McDaniel, the parish nurse coordinator for the Roanoke Valley Baptist Association's Faith Community Nurse Program, is helping teach the Community Health Promoter Program, held each week at the Health Management Center, the church's free clinic.

The Community Health Promoter Program provides free peer health education. The free classes are designed to give health education back to the community in hopes that graduates will volunteer their services to their churches, schools, neighborhoods and especially clinics.

The have been planned, organized and executed by Belmont Baptist, New Horizons Healthcare Center, Roanoke Valley Baptist Association's Faith Community Nurse Program and Jefferson College of Health Sciences. Even though the first round of classes was held last fall, McDaniel said the idea for them came much earlier.

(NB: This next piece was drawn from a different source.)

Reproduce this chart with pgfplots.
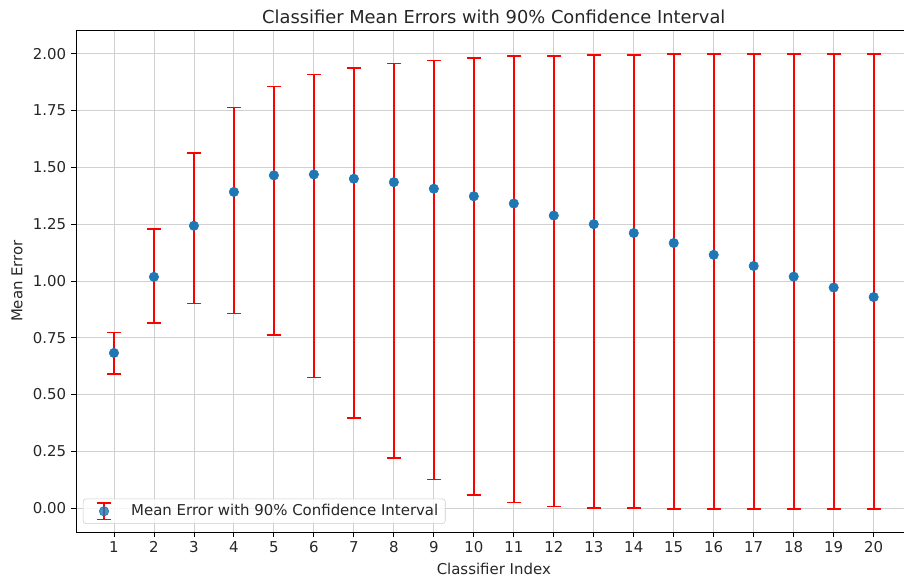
\documentclass[border=0pt]{standalone}
\usepackage{pgfplots}
\usepackage{pgfplotstable}
\pgfplotsset{compat=1.18}
\usepackage{fontspec}
\setmainfont{DejaVu Sans}
\definecolor{mplblue}{HTML}{1F77B4}
\definecolor{gridgray}{HTML}{D0D0D0}
\definecolor{txt}{HTML}{262626}
\definecolor{barred}{RGB}{255,0,0}

% mean errors
\pgfplotstableread{
x y
1 0.683
2 1.018
3 1.243
4 1.392
5 1.465
6 1.469
7 1.450
8 1.435
9 1.406
10 1.373
11 1.341
12 1.288
13 1.250
14 1.211
15 1.167
16 1.115
17 1.066
18 1.019
19 0.971
20 0.929
}\meandata

% 90% confidence interval ends (lower, upper), one segment per classifier
\pgfplotstableread{
x v
1 0.590
1 0.774
nan nan
2 0.814
2 1.229
nan nan
3 0.900
3 1.564
nan nan
4 0.857
4 1.764
nan nan
5 0.761
5 1.856
nan nan
6 0.575
6 1.910
nan nan
7 0.397
7 1.937
nan nan
8 0.221
8 1.957
nan nan
9 0.126
9 1.971
nan nan
10 0.058
10 1.981
nan nan
11 0.025
11 1.990
nan nan
12 0.006
12 1.990
nan nan
13 0.000
13 1.996
nan nan
14 0.000
14 1.996
nan nan
15 -0.004
15 2.000
nan nan
16 -0.004
16 2.000
nan nan
17 -0.004
17 2.000
nan nan
18 -0.004
18 2.000
nan nan
19 -0.004
19 2.000
nan nan
20 -0.004
20 2.000
}\cidata

\begin{document}
\begin{tikzpicture}
\begin{axis}[
  name=ax,
  scale only axis,
  width=601.7bp, height=361.4bp,
  xmin=0.05, xmax=20.95,
  ymin=-0.105, ymax=2.105,
  xtick={1,...,20},
  ytick={0,0.25,0.5,0.75,1,1.25,1.5,1.75,2},
  yticklabel style={/pgf/number format/.cd, fixed, fixed zerofill, precision=2},
  /pgf/number format/assume math mode=true,
  ticklabel style={font=\fontsize{10.8}{13}\selectfont, text=txt},
  tick align=outside,
  tick pos=left,
  major tick length=3.5bp,
  tick style={black, line width=0.6bp},
  axis line style={black, line width=0.6bp},
  grid=major,
  major grid style={gridgray, line width=0.6bp},
  unbounded coords=jump,
  title={Classifier Mean Errors with 90\% Confidence Interval},
  title style={font=\fontsize{12.9}{15}\selectfont, text=txt, at={(0.5,1)}, anchor=base, yshift=-1.3bp},
  xlabel={Classifier Index},
  ylabel={Mean Error},
  label style={font=\fontsize{10.8}{13}\selectfont, text=txt},
  xlabel style={at={(0.5,0)}, anchor=base, yshift=-30.5bp},
  ylabel style={at={(0,0.5)}, anchor=base, yshift=38.6bp},
  legend style={at={(0,0)}, anchor=south west, xshift=5bp, yshift=5.8bp,
    draw=black!20, rounded corners=2bp, fill=white, fill opacity=0.8, text opacity=1,
    font=\fontsize{10.8}{13}\selectfont, text=txt, inner xsep=3.5bp, inner ysep=2bp,
    nodes={inner sep=1.5bp}},
  legend cell align=left,
]
\addplot[
  barred,
  line width=1.4bp,
  mark=-,
  mark size=5bp,
  mark options={barred, line width=1.1bp},
  forget plot,
] table[x=x, y=v] {\cidata};
\addplot[
  only marks,
  mark=*,
  mark size=3.4bp,
  mark options={fill=mplblue, draw=mplblue, line width=0.4bp},
  legend image code/.code={
    \path[draw=none,fill=none] (0bp,0bp) -- (29.6bp,0bp);
    \draw[barred, line width=1.6bp] (11.5bp,-6.1bp) -- (11.5bp,6.1bp);
    \draw[barred, line width=1.1bp] (6.5bp,-6.1bp) -- (16.5bp,-6.1bp);
    \draw[barred, line width=1.1bp] (6.5bp,6.1bp) -- (16.5bp,6.1bp);
    \fill[mplblue] (11.5bp,0bp) circle (3.4bp);
  },
] table[x=x, y=y] {\meandata};
\addlegendentry{Mean Error with 90\% Confidence Interval}
\end{axis}
\pgfresetboundingbox
\useasboundingbox ([xshift=-54.7bp,yshift=-33.8bp]ax.south west) rectangle ([xshift=-5.5bp,yshift=21.6bp]ax.north east);
\end{tikzpicture}
\end{document}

"This has been a dream for the last 10 years, and all the pieces just never came together," she said.

After waiting to find a clinic that would take patients referred from the church's free clinic, the pieces are now in place and working well together, McDaniel said.

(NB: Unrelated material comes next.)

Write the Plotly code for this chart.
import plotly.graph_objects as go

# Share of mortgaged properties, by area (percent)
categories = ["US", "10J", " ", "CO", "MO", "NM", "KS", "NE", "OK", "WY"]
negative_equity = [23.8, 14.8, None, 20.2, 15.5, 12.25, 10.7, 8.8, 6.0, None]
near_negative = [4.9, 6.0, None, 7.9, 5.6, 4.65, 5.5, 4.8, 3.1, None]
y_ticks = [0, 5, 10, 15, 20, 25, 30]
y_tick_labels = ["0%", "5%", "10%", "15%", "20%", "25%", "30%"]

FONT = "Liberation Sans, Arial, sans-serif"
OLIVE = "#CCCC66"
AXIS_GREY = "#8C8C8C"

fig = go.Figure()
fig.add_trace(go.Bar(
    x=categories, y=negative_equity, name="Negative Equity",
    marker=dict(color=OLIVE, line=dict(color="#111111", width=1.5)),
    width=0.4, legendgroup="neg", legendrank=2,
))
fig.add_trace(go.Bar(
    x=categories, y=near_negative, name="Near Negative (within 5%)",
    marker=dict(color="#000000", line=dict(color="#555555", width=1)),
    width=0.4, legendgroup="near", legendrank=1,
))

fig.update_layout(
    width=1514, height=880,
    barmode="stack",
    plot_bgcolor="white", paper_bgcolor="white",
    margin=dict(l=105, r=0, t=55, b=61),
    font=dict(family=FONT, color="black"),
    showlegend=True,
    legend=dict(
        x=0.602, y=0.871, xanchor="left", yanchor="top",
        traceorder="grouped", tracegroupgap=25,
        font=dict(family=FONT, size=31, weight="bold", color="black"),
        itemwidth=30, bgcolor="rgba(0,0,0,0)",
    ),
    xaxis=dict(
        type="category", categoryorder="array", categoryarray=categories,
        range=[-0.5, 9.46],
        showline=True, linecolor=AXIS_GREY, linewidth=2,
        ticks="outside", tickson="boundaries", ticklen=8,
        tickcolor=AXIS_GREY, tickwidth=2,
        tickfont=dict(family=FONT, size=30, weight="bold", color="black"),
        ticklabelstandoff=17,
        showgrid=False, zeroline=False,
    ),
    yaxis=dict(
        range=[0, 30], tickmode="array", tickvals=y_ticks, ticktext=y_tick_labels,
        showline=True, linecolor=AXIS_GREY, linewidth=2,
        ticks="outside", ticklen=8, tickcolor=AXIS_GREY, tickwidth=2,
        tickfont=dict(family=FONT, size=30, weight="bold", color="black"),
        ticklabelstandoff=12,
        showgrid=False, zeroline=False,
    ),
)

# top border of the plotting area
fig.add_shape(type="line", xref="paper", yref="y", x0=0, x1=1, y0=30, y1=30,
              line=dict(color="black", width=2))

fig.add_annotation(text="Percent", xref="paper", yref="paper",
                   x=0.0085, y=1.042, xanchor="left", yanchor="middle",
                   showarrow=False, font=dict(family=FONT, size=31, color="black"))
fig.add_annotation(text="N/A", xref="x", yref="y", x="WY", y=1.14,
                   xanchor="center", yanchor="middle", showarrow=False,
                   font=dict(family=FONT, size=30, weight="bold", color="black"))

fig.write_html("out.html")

Eileen Lepro, the executive director of New Horizons Healthcare, which offers care for the uninsured and underinsured, said she crossed paths with McDaniel last year when New Horizons began looking into peer health education.

Jefferson College of Health Sciences also has played a role in the success of the program.

Annette Strickland, an assistant professor at the college, said students in the program taught Community Health Promoter Program classes in the fall, and the school's nursing faculty served as mentors. Classes began again in February, but with the Jefferson College nursing faculty teaching.

On April 21, class participants will receive certification as community health providers. Each also will receive a blood pressure cuff, stethoscope and thermometer.

Although there are high hopes, participants will not be committed to anything specific once classes have ended.

Lepro said of the 11 students who received certification in the fall, five have participated in events such as health fairs, screenings, educational forums and peer health assistance.

Rayma Mills, a participant in the program, said she's already beginning to use the information she gained.

She said that last week a woman was sick in front of the 17th Street community center, where she works to hand out food. Mills felt comfortable assessing the woman's health and even called an ambulance for her.

"This is where the health care program came in handy, because I recognized symptoms," Mills said.

Mills also plans to donate some of her time back into the Health Management Center's clinic after graduation.